- [Work instructions]: All of the data that follows should be retyped exactly, please, except the pictures.
* BEGIN Provided data *
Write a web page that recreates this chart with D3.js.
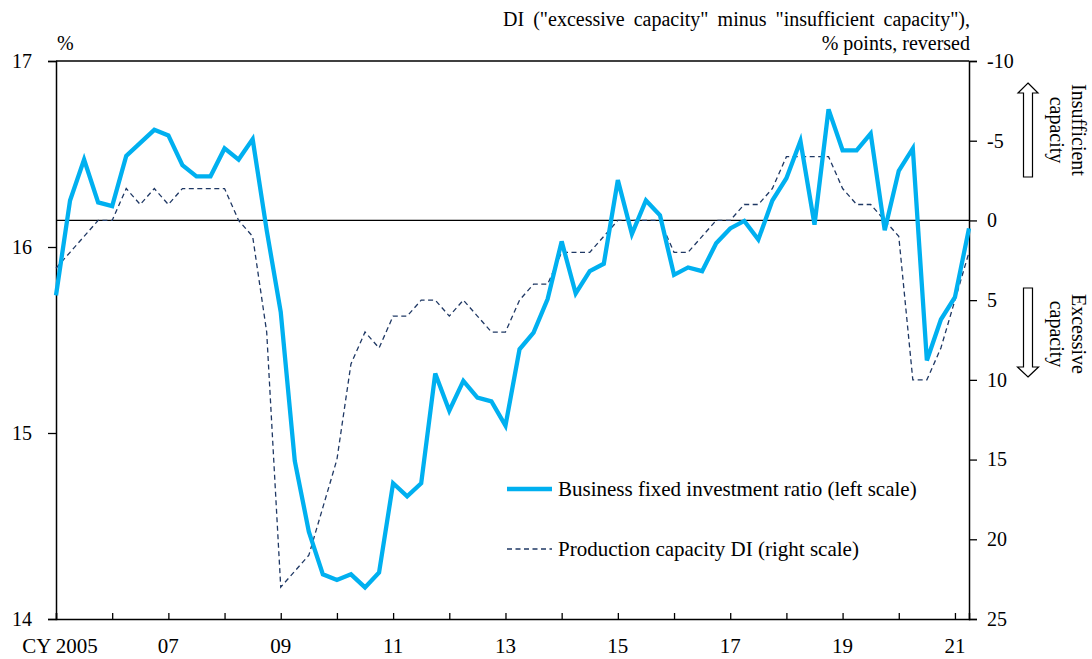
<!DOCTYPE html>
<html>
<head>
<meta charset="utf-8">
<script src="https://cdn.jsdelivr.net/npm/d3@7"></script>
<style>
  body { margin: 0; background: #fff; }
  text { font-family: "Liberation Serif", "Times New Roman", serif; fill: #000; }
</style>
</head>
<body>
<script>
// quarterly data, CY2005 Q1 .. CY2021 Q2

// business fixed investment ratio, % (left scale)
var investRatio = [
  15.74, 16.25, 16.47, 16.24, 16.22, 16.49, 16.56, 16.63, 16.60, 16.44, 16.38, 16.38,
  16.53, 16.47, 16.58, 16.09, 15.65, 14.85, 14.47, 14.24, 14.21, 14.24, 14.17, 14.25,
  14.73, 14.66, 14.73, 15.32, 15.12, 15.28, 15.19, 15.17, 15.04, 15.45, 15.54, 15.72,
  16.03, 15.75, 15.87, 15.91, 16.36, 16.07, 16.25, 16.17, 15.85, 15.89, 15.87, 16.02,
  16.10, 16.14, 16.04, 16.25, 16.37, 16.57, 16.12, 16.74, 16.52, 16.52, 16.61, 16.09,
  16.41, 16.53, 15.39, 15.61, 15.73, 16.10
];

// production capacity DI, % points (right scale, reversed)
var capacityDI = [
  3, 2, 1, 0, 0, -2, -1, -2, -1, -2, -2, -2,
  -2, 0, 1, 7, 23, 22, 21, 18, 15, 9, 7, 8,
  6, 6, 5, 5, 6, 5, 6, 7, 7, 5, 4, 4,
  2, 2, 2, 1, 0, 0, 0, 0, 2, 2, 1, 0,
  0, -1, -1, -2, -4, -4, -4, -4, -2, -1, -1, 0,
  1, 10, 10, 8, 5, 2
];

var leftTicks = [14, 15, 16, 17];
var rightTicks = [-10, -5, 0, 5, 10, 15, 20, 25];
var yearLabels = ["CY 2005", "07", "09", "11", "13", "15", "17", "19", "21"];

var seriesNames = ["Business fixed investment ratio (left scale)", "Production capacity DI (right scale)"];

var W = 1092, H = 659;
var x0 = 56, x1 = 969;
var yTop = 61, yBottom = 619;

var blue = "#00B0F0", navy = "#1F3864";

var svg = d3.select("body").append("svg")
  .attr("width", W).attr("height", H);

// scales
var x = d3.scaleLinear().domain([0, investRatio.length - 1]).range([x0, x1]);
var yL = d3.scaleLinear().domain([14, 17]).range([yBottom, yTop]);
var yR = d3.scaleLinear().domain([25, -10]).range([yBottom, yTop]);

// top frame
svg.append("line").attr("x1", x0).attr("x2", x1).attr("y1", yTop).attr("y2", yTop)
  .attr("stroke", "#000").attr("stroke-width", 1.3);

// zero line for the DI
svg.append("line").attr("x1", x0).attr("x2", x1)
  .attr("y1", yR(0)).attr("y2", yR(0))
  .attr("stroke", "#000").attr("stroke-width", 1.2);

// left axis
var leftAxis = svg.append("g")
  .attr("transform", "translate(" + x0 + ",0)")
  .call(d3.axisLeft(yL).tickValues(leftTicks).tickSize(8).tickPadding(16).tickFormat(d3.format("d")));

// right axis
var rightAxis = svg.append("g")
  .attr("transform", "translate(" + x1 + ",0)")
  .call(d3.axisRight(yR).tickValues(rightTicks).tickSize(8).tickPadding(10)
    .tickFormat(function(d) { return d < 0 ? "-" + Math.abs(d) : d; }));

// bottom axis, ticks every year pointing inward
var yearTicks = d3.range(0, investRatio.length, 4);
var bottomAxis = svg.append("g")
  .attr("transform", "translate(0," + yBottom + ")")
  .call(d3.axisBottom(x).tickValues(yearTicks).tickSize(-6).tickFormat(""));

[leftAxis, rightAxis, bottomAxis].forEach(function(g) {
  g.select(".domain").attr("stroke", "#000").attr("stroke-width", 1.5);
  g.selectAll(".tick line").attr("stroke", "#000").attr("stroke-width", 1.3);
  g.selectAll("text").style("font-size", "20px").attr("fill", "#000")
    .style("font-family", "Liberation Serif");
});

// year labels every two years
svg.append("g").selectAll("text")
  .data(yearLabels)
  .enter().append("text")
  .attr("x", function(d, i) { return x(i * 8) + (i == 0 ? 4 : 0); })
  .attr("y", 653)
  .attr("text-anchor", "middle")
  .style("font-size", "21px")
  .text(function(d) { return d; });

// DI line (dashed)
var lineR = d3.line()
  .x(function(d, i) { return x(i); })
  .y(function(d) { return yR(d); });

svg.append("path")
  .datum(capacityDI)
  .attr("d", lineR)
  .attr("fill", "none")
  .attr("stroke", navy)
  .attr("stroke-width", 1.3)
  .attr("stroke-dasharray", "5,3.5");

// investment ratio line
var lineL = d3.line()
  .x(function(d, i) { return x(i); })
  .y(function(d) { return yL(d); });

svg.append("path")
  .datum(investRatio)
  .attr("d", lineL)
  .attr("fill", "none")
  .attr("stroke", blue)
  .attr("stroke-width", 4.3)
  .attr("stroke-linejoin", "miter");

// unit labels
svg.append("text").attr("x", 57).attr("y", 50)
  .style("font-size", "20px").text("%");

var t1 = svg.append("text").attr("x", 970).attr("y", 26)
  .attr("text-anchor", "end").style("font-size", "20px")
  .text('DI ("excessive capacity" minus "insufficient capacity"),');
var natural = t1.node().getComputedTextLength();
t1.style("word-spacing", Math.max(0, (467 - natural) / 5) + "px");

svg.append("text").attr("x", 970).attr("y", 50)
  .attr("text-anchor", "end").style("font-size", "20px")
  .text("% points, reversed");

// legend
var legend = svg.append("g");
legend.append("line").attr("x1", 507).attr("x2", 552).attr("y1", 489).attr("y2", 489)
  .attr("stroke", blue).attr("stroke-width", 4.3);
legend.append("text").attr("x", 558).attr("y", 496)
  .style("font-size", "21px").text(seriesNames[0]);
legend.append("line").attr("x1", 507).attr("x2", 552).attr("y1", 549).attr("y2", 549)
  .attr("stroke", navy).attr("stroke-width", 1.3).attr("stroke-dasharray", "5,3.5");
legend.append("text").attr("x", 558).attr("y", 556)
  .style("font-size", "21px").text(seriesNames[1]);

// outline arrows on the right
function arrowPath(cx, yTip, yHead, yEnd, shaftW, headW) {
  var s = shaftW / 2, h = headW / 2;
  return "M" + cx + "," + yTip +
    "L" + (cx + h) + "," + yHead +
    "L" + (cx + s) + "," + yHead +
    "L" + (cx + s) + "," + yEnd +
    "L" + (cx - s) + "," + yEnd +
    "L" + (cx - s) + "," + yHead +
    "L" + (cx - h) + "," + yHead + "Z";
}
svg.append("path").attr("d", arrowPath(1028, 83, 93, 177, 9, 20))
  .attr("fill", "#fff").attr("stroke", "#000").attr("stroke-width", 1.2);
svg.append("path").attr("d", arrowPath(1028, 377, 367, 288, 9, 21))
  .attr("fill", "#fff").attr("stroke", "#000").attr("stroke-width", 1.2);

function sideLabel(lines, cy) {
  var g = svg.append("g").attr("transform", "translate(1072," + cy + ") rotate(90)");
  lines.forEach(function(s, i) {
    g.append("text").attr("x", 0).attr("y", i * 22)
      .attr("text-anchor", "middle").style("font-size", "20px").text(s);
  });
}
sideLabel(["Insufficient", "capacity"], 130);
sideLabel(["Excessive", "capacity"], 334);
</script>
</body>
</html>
* END Provided data *
- [Exercise answer]:
Write a web page that recreates this chart with D3.js.
<!DOCTYPE html>
<html>
<head>
<meta charset="utf-8">
<script src="https://cdn.jsdelivr.net/npm/d3@7"></script>
<style>
  body { margin: 0; background: #fff; }
  text { font-family: "Liberation Serif", "Times New Roman", serif; fill: #000; }
</style>
</head>
<body>
<script>
// quarterly data, CY2005 Q1 .. CY2021 Q2

// business fixed investment ratio, % (left scale)
var investRatio = [
  15.74, 16.25, 16.47, 16.24, 16.22, 16.49, 16.56, 16.63, 16.60, 16.44, 16.38, 16.38,
  16.53, 16.47, 16.58, 16.09, 15.65, 14.85, 14.47, 14.24, 14.21, 14.24, 14.17, 14.25,
  14.73, 14.66, 14.73, 15.32, 15.12, 15.28, 15.19, 15.17, 15.04, 15.45, 15.54, 15.72,
  16.03, 15.75, 15.87, 15.91, 16.36, 16.07, 16.25, 16.17, 15.85, 15.89, 15.87, 16.02,
  16.10, 16.14, 16.04, 16.25, 16.37, 16.57, 16.12, 16.74, 16.52, 16.52, 16.61, 16.09,
  16.41, 16.53, 15.39, 15.61, 15.73, 16.10
];

// production capacity DI, % points (right scale, reversed)
var capacityDI = [
  3, 2, 1, 0, 0, -2, -1, -2, -1, -2, -2, -2,
  -2, 0, 1, 7, 23, 22, 21, 18, 15, 9, 7, 8,
  6, 6, 5, 5, 6, 5, 6, 7, 7, 5, 4, 4,
  2, 2, 2, 1, 0, 0, 0, 0, 2, 2, 1, 0,
  0, -1, -1, -2, -4, -4, -4, -4, -2, -1, -1, 0,
  1, 10, 10, 8, 5, 2
];

var leftTicks = [14, 15, 16, 17];
var rightTicks = [-10, -5, 0, 5, 10, 15, 20, 25];
var yearLabels = ["CY 2005", "07", "09", "11", "13", "15", "17", "19", "21"];

var seriesNames = ["Business fixed investment ratio (left scale)", "Production capacity DI (right scale)"];

var W = 1092, H = 659;
var x0 = 56, x1 = 969;
var yTop = 61, yBottom = 619;

var blue = "#00B0F0", navy = "#1F3864";

var svg = d3.select("body").append("svg")
  .attr("width", W).attr("height", H);

// scales
var x = d3.scaleLinear().domain([0, investRatio.length - 1]).range([x0, x1]);
var yL = d3.scaleLinear().domain([14, 17]).range([yBottom, yTop]);
var yR = d3.scaleLinear().domain([25, -10]).range([yBottom, yTop]);

// top frame
svg.append("line").attr("x1", x0).attr("x2", x1).attr("y1", yTop).attr("y2", yTop)
  .attr("stroke", "#000").attr("stroke-width", 1.3);

// zero line for the DI
svg.append("line").attr("x1", x0).attr("x2", x1)
  .attr("y1", yR(0)).attr("y2", yR(0))
  .attr("stroke", "#000").attr("stroke-width", 1.2);

// left axis
var leftAxis = svg.append("g")
  .attr("transform", "translate(" + x0 + ",0)")
  .call(d3.axisLeft(yL).tickValues(leftTicks).tickSize(8).tickPadding(16).tickFormat(d3.format("d")));

// right axis
var rightAxis = svg.append("g")
  .attr("transform", "translate(" + x1 + ",0)")
  .call(d3.axisRight(yR).tickValues(rightTicks).tickSize(8).tickPadding(10)
    .tickFormat(function(d) { return d < 0 ? "-" + Math.abs(d) : d; }));

// bottom axis, ticks every year pointing inward
var yearTicks = d3.range(0, investRatio.length, 4);
var bottomAxis = svg.append("g")
  .attr("transform", "translate(0," + yBottom + ")")
  .call(d3.axisBottom(x).tickValues(yearTicks).tickSize(-6).tickFormat(""));

[leftAxis, rightAxis, bottomAxis].forEach(function(g) {
  g.select(".domain").attr("stroke", "#000").attr("stroke-width", 1.5);
  g.selectAll(".tick line").attr("stroke", "#000").attr("stroke-width", 1.3);
  g.selectAll("text").style("font-size", "20px").attr("fill", "#000")
    .style("font-family", "Liberation Serif");
});

// year labels every two years
svg.append("g").selectAll("text")
  .data(yearLabels)
  .enter().append("text")
  .attr("x", function(d, i) { return x(i * 8) + (i == 0 ? 4 : 0); })
  .attr("y", 653)
  .attr("text-anchor", "middle")
  .style("font-size", "21px")
  .text(function(d) { return d; });

// DI line (dashed)
var lineR = d3.line()
  .x(function(d, i) { return x(i); })
  .y(function(d) { return yR(d); });

svg.append("path")
  .datum(capacityDI)
  .attr("d", lineR)
  .attr("fill", "none")
  .attr("stroke", navy)
  .attr("stroke-width", 1.3)
  .attr("stroke-dasharray", "5,3.5");

// investment ratio line
var lineL = d3.line()
  .x(function(d, i) { return x(i); })
  .y(function(d) { return yL(d); });

svg.append("path")
  .datum(investRatio)
  .attr("d", lineL)
  .attr("fill", "none")
  .attr("stroke", blue)
  .attr("stroke-width", 4.3)
  .attr("stroke-linejoin", "miter");

// unit labels
svg.append("text").attr("x", 57).attr("y", 50)
  .style("font-size", "20px").text("%");

var t1 = svg.append("text").attr("x", 970).attr("y", 26)
  .attr("text-anchor", "end").style("font-size", "20px")
  .text('DI ("excessive capacity" minus "insufficient capacity"),');
var natural = t1.node().getComputedTextLength();
t1.style("word-spacing", Math.max(0, (467 - natural) / 5) + "px");

svg.append("text").attr("x", 970).attr("y", 50)
  .attr("text-anchor", "end").style("font-size", "20px")
  .text("% points, reversed");

// legend
var legend = svg.append("g");
legend.append("line").attr("x1", 507).attr("x2", 552).attr("y1", 489).attr("y2", 489)
  .attr("stroke", blue).attr("stroke-width", 4.3);
legend.append("text").attr("x", 558).attr("y", 496)
  .style("font-size", "21px").text(seriesNames[0]);
legend.append("line").attr("x1", 507).attr("x2", 552).attr("y1", 549).attr("y2", 549)
  .attr("stroke", navy).attr("stroke-width", 1.3).attr("stroke-dasharray", "5,3.5");
legend.append("text").attr("x", 558).attr("y", 556)
  .style("font-size", "21px").text(seriesNames[1]);

// outline arrows on the right
function arrowPath(cx, yTip, yHead, yEnd, shaftW, headW) {
  var s = shaftW / 2, h = headW / 2;
  return "M" + cx + "," + yTip +
    "L" + (cx + h) + "," + yHead +
    "L" + (cx + s) + "," + yHead +
    "L" + (cx + s) + "," + yEnd +
    "L" + (cx - s) + "," + yEnd +
    "L" + (cx - s) + "," + yHead +
    "L" + (cx - h) + "," + yHead + "Z";
}
svg.append("path").attr("d", arrowPath(1028, 83, 93, 177, 9, 20))
  .attr("fill", "#fff").attr("stroke", "#000").attr("stroke-width", 1.2);
svg.append("path").attr("d", arrowPath(1028, 377, 367, 288, 9, 21))
  .attr("fill", "#fff").attr("stroke", "#000").attr("stroke-width", 1.2);

function sideLabel(lines, cy) {
  var g = svg.append("g").attr("transform", "translate(1072," + cy + ") rotate(90)");
  lines.forEach(function(s, i) {
    g.append("text").attr("x", 0).attr("y", i * 22)
      .attr("text-anchor", "middle").style("font-size", "20px").text(s);
  });
}
sideLabel(["Insufficient", "capacity"], 130);
sideLabel(["Excessive", "capacity"], 334);
</script>
</body>
</html>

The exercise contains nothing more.